I know this particular thread is old, but FYI for GA ladies, The CCO in Darien doesn't exist anymore. The next closest one is in SC, in Beaufort/Hilton Head @ the Tanger Outlet.


----------



## fattycat (Jul 13, 2008)

Help me with their fone number , pls !!! 

North Georgia Premium Outlets: Dawsonville, GA
Discover Mills: Lawrenceville, GA


----------



## HeavenLeiBlu (Jul 13, 2008)

The number for the one in Dawsonville is (706) 216-5465. This is the one that is stocked the best.
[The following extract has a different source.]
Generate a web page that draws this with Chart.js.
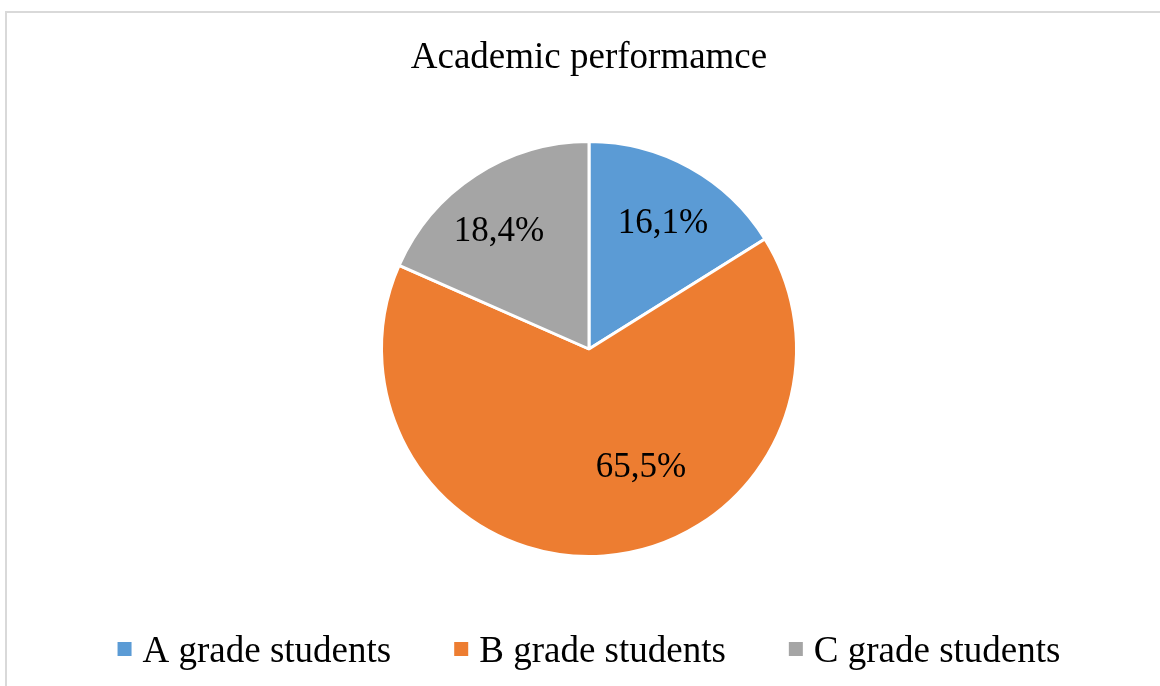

The one in Discover Mills is actually inside Off 5th and the number is 




(678) 847-5982


----------



## fattycat (Jul 13, 2008)

Quote:

   Originally Posted by *HeavenLeiBlu* 

 
_The number for the one in Dawsonville is (706) 216-5465. This is the one that is stocked the best.

The one in Discover Mills is actually inside Off 5th and the number is 



(678) 847-5982_

 

Thanks so much


----------